4. Refine your map to include a mouse-click tooltip

Refined map chunk here

pal <- colorNumeric("plasma", domain = my_subset2$Data_Value)

leaflet(data = my_subset2) |>
  addTiles() |>
  addCircleMarkers(
    ~long, ~lat,
    radius = ~sqrt(PopulationCount) / 20, 
    color = ~pal(Data_Value),
    stroke = FALSE,
    fillOpacity = 0.4,                    
    popup = ~paste0(
      "<b>City:</b> ", CityName, "<br>",
      "<b>Measure:</b> ", Measure, "<br>",
      "<b>Prevalence:</b> ", round(Data_Value, 1), "%", "<br>",
      "<b>Population:</b> ", PopulationCount
    )
  ) |>
  addLegend(
    position = "bottomright",
    pal = pal,
    values = ~Data_Value,
    title = "Prevalence (%)"
  )

I decided to add PopulationCount to scale the size of the points on the map because it provides context about how many people are represented in each location. So my map now shows prevalence (the percentage of people engaging in a health-seeking behavior), population size indicating the number of individuals in that location. This makes the map more informative by showing both the intensity of the behavior (color) and the potential public health impact (size).

5. Write a paragraph

In a paragraph, describe the plots you created and the insights they show.

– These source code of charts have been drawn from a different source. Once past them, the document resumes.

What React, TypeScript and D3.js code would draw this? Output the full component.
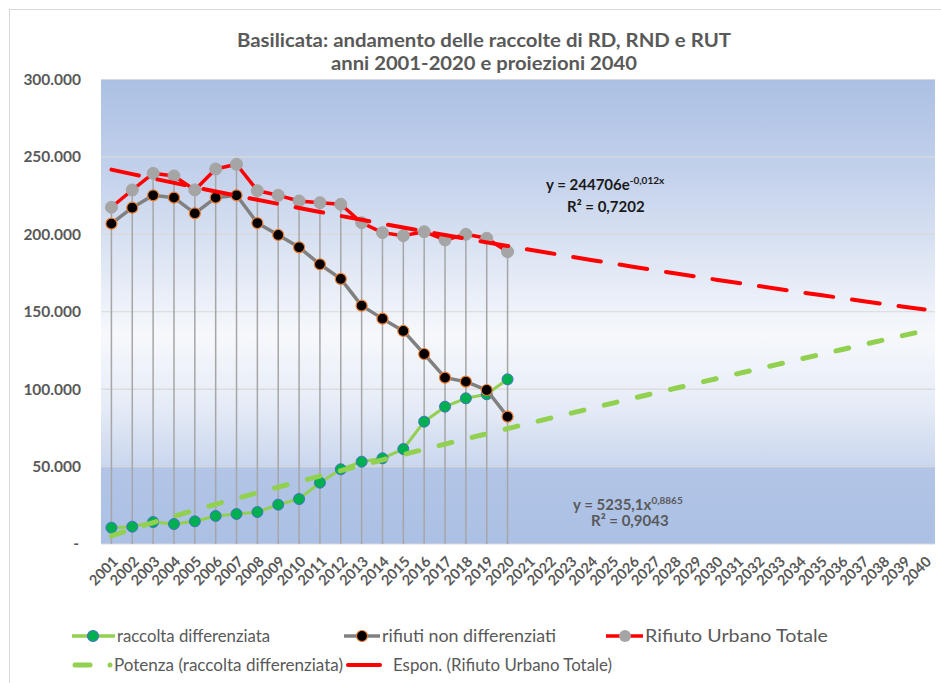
import React from "react";
import * as d3 from "d3";

const years: string[] = d3.range(2001, 2041).map(String);
const dataYears: string[] = d3.range(2001, 2021).map(String);

const raccoltaDifferenziata: number[] = [
  10550, 11200, 14200, 12900, 14650, 18100, 19400, 20650, 25400, 29050,
  39600, 48250, 53150, 55350, 61350, 79000, 88700, 94100, 96700, 106350,
];
const rifiutiNonDifferenziati: number[] = [
  206900, 217200, 225200, 223700, 213600, 223700, 225200, 207300, 199600, 191600,
  180650, 171200, 153950, 145550, 137600, 122700, 107450, 104850, 99450, 82250,
];
const rifiutoUrbanoTotale: number[] = [
  217500, 228650, 239400, 237700, 228700, 242200, 245250, 228200, 225200, 221550,
  220450, 219400, 207500, 201100, 199150, 201700, 196350, 200000, 197450, 188800,
];

// trendline coefficients as shown on the chart
const expA = 244706;
const expB = -0.012;
const powA = 5235.1;
const powB = 0.8865;

const yTicks: number[] = [0, 50000, 100000, 150000, 200000, 250000, 300000];
const yTickLabels: string[] = ["-", "50.000", "100.000", "150.000", "200.000", "250.000", "300.000"];

const W = 941;
const H = 683;
const plot = { left: 101, right: 935, top: 79.5, bottom: 544 };
const FONT = "Lato, 'Open Sans', 'DejaVu Sans', sans-serif";
const TXT = "#595959";

export default function App() {
  const x = d3.scaleBand<string>().domain(years).range([plot.left, plot.right]);
  const cx = (yr: string) => (x(yr) as number) + x.bandwidth() / 2;
  const y = d3.scaleLinear().domain([0, 300000]).range([plot.bottom, plot.top]);

  const line = d3
    .line<number>()
    .x((_, i) => cx(dataYears[i]))
    .y((d) => y(d));

  const trendIdx = d3.range(1, 41);
  const expTrend = trendIdx.map((k) => expA * Math.exp(expB * k));
  const powTrend = trendIdx.map((k) => powA * Math.pow(k, powB));
  const trendLine = d3
    .line<number>()
    .x((_, i) => cx(years[i]))
    .y((d) => y(d))
    .curve(d3.curveMonotoneX);

  const maxVals = dataYears.map((_, i) =>
    Math.max(raccoltaDifferenziata[i], rifiutiNonDifferenziati[i], rifiutoUrbanoTotale[i])
  );

  const r1 = 636;
  const r2 = 665;

  return (
    <svg width={W} height={H} style={{ position: "absolute", left: 0, top: 0, display: "block" }}>
      <defs>
        <linearGradient id="bg" x1="0" y1="0" x2="0" y2="1">
          <stop offset="0%" stopColor="#abc0e4" />
          <stop offset="20%" stopColor="#c3d1eb" />
          <stop offset="55%" stopColor="#f6f8fc" />
          <stop offset="70%" stopColor="#e6ecf7" />
          <stop offset="83%" stopColor="#cbd7ee" />
          <stop offset="83.5%" stopColor="#b2c5e7" />
          <stop offset="100%" stopColor="#abc0e4" />
        </linearGradient>
      </defs>
      <rect x={0} y={0} width={W} height={H} fill="#ffffff" />
      <rect x={9.5} y={9.5} width={W + 10} height={H + 10} fill="none" stroke="#d9d9d9" strokeWidth={1} />

      {/* title */}
      <text x={484} y={47} textAnchor="middle" fontFamily={FONT} fontWeight="bold" fontSize={19} fill={TXT} textLength={494} lengthAdjust="spacingAndGlyphs">
        Basilicata: andamento delle raccolte di RD, RND e RUT
      </text>
      <text x={484} y={70} textAnchor="middle" fontFamily={FONT} fontWeight="bold" fontSize={19} fill={TXT} textLength={306} lengthAdjust="spacingAndGlyphs">
        anni 2001-2020 e proiezioni 2040
      </text>

      {/* plot background */}
      <rect x={plot.left} y={plot.top} width={plot.right - plot.left} height={plot.bottom - plot.top} fill="url(#bg)" />

      {/* gridlines */}
      {yTicks.map((t) => (
        <line key={t} x1={plot.left} x2={plot.right} y1={y(t)} y2={y(t)} stroke="#d9d9d9" strokeWidth={1.2} />
      ))}

      {/* y labels */}
      {yTicks.map((t, i) => (
        <text key={t} x={t === 0 ? 79 : 81} y={y(t)} dy="0.35em" textAnchor="end" fontFamily={FONT} fontWeight="bold" fontSize={15.5} fill={TXT}>
          {yTickLabels[i]}
        </text>
      ))}

      {/* drop lines */}
      {dataYears.map((yr, i) => (
        <line key={yr} x1={cx(yr)} x2={cx(yr)} y1={y(maxVals[i])} y2={plot.bottom} stroke="#a6a6a6" strokeWidth={1.5} />
      ))}

      {/* x labels */}
      {years.map((yr) => (
        <text key={yr} transform={`translate(${cx(yr) + 4},${plot.bottom + 15}) rotate(-45)`} textAnchor="end" dy="0.35em" fontFamily={FONT} fontWeight="bold" fontSize={14.5} fill={TXT}>
          {yr}
        </text>
      ))}

      {/* RD series */}
      <path d={line(raccoltaDifferenziata) || ""} fill="none" stroke="#92d050" strokeWidth={3} strokeLinejoin="round" />
      {raccoltaDifferenziata.map((v, i) => (
        <circle key={"rd" + i} cx={cx(dataYears[i])} cy={y(v)} r={5.5} fill="#00b050" stroke="#4472c4" strokeWidth={1} />
      ))}

      {/* RND series */}
      <path d={line(rifiutiNonDifferenziati) || ""} fill="none" stroke="#808080" strokeWidth={3.5} strokeLinejoin="round" />
      {rifiutiNonDifferenziati.map((v, i) => (
        <circle key={"rnd" + i} cx={cx(dataYears[i])} cy={y(v)} r={5.5} fill="#000000" stroke="#ed7d31" strokeWidth={1.2} />
      ))}

      {/* RUT series */}
      <path d={line(rifiutoUrbanoTotale) || ""} fill="none" stroke="#ff0000" strokeWidth={3.5} strokeLinejoin="round" />
      {rifiutoUrbanoTotale.map((v, i) => (
        <circle key={"rut" + i} cx={cx(dataYears[i])} cy={y(v)} r={6} fill="#a5a5a5" stroke="#a5a5a5" strokeWidth={1} />
      ))}

      {/* trendlines */}
      <path d={trendLine(powTrend) || ""} fill="none" stroke="#92d050" strokeWidth={5} strokeDasharray="13 21" strokeLinecap="round" />
      <path d={trendLine(expTrend) || ""} fill="none" stroke="#ff0000" strokeWidth={4} strokeDasharray="28 19" strokeLinecap="round" />

      {/* equations */}
      <text x={546} y={190} fontFamily={FONT} fontWeight="bold" fontSize={15} fill="#1a1a1a">
        y = 244706e<tspan fontSize={10} dy={-6}>-0,012x</tspan>
      </text>
      <text x={567} y={211.5} fontFamily={FONT} fontWeight="bold" fontSize={15} fill="#1a1a1a">
        R² = 0,7202
      </text>
      <text x={573} y={510} fontFamily={FONT} fontWeight="bold" fontSize={15} fill={TXT}>
        y = 5235,1x<tspan fontSize={10} dy={-6}>0,8865</tspan>
      </text>
      <text x={591} y={526} fontFamily={FONT} fontWeight="bold" fontSize={15} fill={TXT}>
        R² = 0,9043
      </text>

      {/* legend */}
      <g fontFamily={FONT} fontSize={16.5} fill={TXT}>
        <line x1={72} x2={115} y1={r1} y2={r1} stroke="#92d050" strokeWidth={3.5} />
        <circle cx={93} cy={r1} r={5.5} fill="#00b050" stroke="#4472c4" strokeWidth={1.2} />
        <text x={117} y={r1} dy="0.35em" textLength={153} lengthAdjust="spacingAndGlyphs">raccolta differenziata</text>

        <line x1={344} x2={380} y1={r1} y2={r1} stroke="#808080" strokeWidth={3.5} />
        <circle cx={362} cy={r1} r={5.5} fill="#000000" stroke="#ed7d31" strokeWidth={1.2} />
        <text x={382} y={r1} dy="0.35em" textLength={174} lengthAdjust="spacingAndGlyphs">rifiuti non differenziati</text>

        <line x1={606} x2={643} y1={r1} y2={r1} stroke="#ff0000" strokeWidth={3.5} />
        <circle cx={625} cy={r1} r={6} fill="#a5a5a5" />
        <text x={645} y={r1} dy="0.35em" textLength={183} lengthAdjust="spacingAndGlyphs">Rifiuto Urbano Totale</text>

        <line x1={75} x2={90} y1={r2} y2={r2} stroke="#92d050" strokeWidth={5} strokeLinecap="round" />
        <circle cx={110} cy={r2} r={2.5} fill="#92d050" />
        <text x={114} y={r2} dy="0.35em" textLength={229} lengthAdjust="spacingAndGlyphs">Potenza (raccolta differenziata)</text>

        <line x1={348} x2={380} y1={r2} y2={r2} stroke="#ff0000" strokeWidth={4} strokeLinecap="round" />
        <text x={393} y={r2} dy="0.35em" textLength={219} lengthAdjust="spacingAndGlyphs">Espon. (Rifiuto Urbano Totale)</text>
      </g>
    </svg>
  );
}
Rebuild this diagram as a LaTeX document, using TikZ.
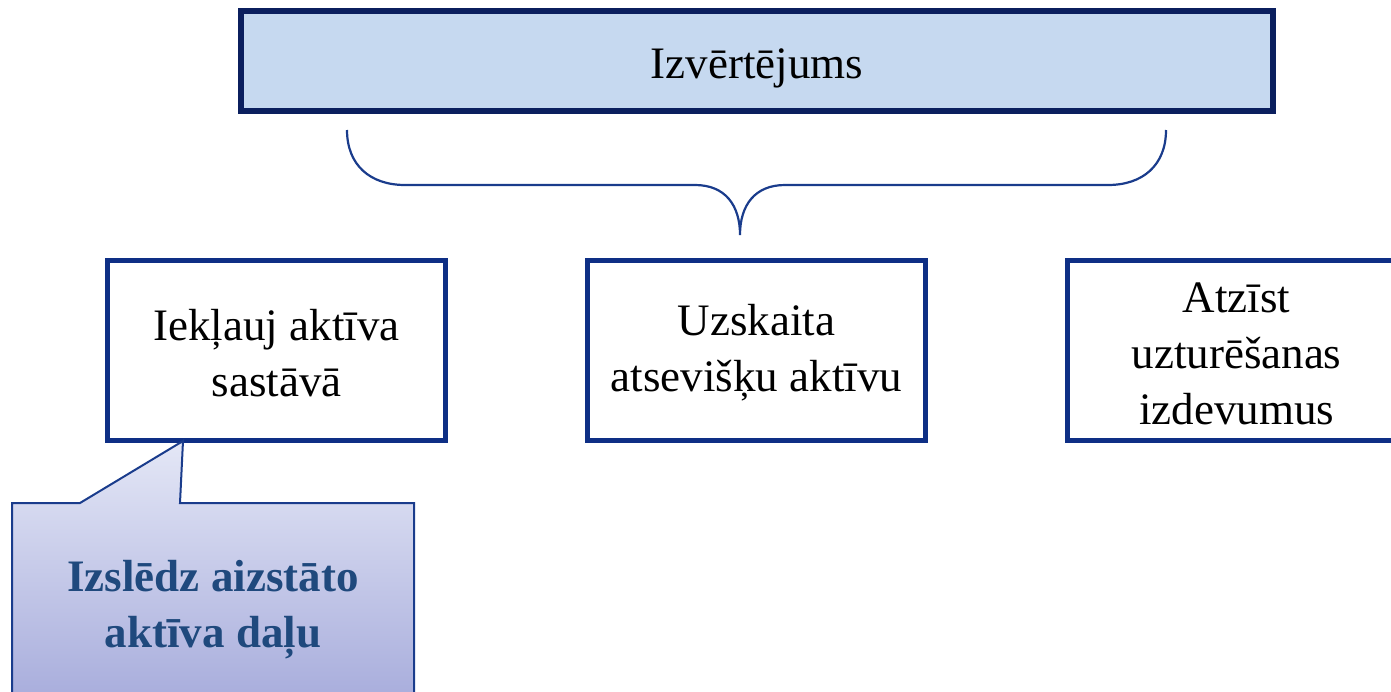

For this assignment, I created two plots and a geographic map to explore health-seeking behaviors in Mississippi. The density plot shows that cholesterol screening and routine check-ups have higher prevalence rates. However, the boxplot shows that BP medication use and cholesterol screening have higher prevalence rates, between 75% and 85% than routine check- ups. Overall, while preventive care behaviors are common, there are still differences and variability that may reflect variations by location, income, and other factors. Lower routine checkups could relate to issues accessing healthcare facilities, perhaps for rural populations. However, further analysis would be needed to better understand these specific circumstances.

The map provides additional insights by showing where these behaviors occur geographically. Areas with higher prevalence are shown with warmer colors, and I scaled the size of each point using PopulationCount to reflect how many people are represented in each location. This allows the map to highlight not only where prevalence is high, but also where there is a larger population of people. Most cities show relatively high prevalence (around 70–85%), which is supported by my earlier plots, however, some locations display lower values, which suggests variation due to other factors at play. Notably, larger circles are concentrated around urban areas and larger cities such as Jackson and Gulfport, while smaller, more dispersed points perhaps represent rural areas. Overall, the results suggest that although health-seeking behaviors are high across Mississippi, geographic differences may indicate disparities in access to healthcare services and resources across urban and rural communities.